Hierarchical, path-based distributed locking primitives for processes that coordinate access to a shared tree of resources — read/write, recursive, counting-semaphore, with fencing tokens and TTL leases. Self-contained, replicated, durable, zero external dependencies.
pathlockd gives you a set of lock primitives for your horizontally distributed applications — point and subtree
read/write locks, counting semaphores, fencing tokens, TTL leases, and a durable
wait queue — addressed by hierarchical paths like tenant:/acme/projects/42. It
never stores your data; it coordinates who may touch what across processes and
machines, and fences out a holder that paused too long.
It ships as one binary. Durable state lives in an embedded RocksDB engine behind an embedded Multi-Raft consensus layer, so there is no external coordination service and no external database to run. (Architecture and horizontal-scaling details are in Scalability & architecture.)
A path is handler:/a/b/c. Locks are tree-shaped, not flat:
- A write lock on
Pconflicts with any lock onP, on an ancestor ofP, or anywhere inP's subtree (within the routing namespace). Locktenant:/acme/projects/42and you own that whole subtree without enumerating its children. - A read lock is point-only: it pins exactly one node and does not block writers deeper down.
This is a tree RWLock, not the flat textbook one — the full conflict matrix is in docs/locking-semantics.md.

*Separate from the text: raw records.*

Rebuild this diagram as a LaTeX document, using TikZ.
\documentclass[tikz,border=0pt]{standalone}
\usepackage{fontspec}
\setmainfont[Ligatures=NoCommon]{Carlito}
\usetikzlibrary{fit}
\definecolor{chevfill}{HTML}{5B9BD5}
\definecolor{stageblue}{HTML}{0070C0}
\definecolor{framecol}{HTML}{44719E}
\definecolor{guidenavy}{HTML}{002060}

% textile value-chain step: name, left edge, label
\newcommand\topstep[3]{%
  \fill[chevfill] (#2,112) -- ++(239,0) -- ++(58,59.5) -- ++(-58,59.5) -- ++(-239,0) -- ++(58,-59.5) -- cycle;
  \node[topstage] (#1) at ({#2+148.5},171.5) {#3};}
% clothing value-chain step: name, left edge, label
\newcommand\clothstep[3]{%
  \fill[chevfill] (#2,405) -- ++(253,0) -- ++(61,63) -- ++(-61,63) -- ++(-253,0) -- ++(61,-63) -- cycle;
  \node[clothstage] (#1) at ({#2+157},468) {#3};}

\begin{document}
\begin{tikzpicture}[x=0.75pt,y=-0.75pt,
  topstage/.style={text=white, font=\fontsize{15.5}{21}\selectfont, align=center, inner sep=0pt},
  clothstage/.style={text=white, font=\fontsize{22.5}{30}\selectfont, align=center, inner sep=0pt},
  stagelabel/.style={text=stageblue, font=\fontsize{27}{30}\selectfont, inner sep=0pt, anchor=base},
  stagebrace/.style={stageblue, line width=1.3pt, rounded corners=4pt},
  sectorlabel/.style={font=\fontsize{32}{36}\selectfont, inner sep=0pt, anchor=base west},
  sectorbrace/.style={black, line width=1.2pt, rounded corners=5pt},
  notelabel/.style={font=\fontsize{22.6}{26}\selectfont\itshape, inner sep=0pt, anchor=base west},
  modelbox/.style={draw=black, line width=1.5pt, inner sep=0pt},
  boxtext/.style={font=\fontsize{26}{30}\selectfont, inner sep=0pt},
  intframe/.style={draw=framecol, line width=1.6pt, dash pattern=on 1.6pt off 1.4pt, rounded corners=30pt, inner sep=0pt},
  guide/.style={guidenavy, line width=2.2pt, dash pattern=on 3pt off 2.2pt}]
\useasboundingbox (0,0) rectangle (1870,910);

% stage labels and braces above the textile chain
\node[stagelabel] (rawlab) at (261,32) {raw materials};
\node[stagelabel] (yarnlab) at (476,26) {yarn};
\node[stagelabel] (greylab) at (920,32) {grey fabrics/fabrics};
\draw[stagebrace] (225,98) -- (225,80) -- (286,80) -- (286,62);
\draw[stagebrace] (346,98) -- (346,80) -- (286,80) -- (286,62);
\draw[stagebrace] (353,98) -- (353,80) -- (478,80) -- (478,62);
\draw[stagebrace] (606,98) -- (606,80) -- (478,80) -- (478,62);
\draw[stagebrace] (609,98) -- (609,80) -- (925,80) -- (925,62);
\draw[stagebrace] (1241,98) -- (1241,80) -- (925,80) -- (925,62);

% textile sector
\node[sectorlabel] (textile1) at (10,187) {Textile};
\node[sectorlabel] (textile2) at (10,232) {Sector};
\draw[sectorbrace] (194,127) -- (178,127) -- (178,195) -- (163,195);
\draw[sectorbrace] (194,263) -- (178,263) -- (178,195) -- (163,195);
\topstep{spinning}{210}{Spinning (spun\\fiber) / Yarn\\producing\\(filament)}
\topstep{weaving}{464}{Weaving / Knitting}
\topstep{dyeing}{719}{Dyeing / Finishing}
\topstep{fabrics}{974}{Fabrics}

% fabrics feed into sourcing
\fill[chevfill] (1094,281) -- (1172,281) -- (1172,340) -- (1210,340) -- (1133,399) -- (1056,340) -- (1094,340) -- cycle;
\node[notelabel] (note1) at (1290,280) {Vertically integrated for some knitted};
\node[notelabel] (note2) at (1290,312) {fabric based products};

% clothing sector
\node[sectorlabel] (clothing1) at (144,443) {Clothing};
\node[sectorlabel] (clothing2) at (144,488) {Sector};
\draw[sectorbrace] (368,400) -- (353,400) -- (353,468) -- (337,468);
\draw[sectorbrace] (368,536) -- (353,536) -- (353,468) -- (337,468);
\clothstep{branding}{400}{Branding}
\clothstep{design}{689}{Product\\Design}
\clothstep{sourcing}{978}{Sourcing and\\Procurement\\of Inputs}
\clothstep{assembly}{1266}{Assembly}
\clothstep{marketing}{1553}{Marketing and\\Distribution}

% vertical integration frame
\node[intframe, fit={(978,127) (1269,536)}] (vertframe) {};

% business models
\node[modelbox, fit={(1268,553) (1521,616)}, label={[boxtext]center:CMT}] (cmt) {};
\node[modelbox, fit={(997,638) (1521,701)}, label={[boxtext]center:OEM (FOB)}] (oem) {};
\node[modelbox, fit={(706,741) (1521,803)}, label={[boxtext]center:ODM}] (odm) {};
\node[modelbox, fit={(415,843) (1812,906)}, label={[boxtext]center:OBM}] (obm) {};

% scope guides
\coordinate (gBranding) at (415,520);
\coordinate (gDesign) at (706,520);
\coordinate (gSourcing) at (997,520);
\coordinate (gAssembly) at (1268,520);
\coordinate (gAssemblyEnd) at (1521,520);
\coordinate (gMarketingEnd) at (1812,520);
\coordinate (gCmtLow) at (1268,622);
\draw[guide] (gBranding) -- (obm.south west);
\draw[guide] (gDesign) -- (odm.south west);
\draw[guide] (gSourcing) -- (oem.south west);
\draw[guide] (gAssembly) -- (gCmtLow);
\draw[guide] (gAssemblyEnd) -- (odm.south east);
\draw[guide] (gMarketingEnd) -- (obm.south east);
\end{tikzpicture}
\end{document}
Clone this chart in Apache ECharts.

Five algorithms, one engine — opt in per routing namespace with
SetNamespacePolicy (reference:
llmwiki/08-lock-algorithms.md):
| Algorithm | Modes | Exclusion scope | Fencing |
|---|---|---|---|
recursive_rw (default) |
read + write | shared point reads; write excludes path and descendants | yes |
point_rw |
read + write | write excludes the exact path only | yes |
recursive_write |
write only | write excludes path and descendants | yes |
point_write |
write only | write excludes the exact path only | yes |
semaphore |
counting | point-scoped, N permits per path | no |
The cross-cutting primitives:
- Fencing tokens. Monotonic per path. A paused-then-resumed writer is
rejected as
stale_fencing_tokenand gets the current fence back so it can refresh — callAssertFencingright before each external write to make a stale holder's I/O fail instead of corrupt, even across leader failovers. - TTL leases.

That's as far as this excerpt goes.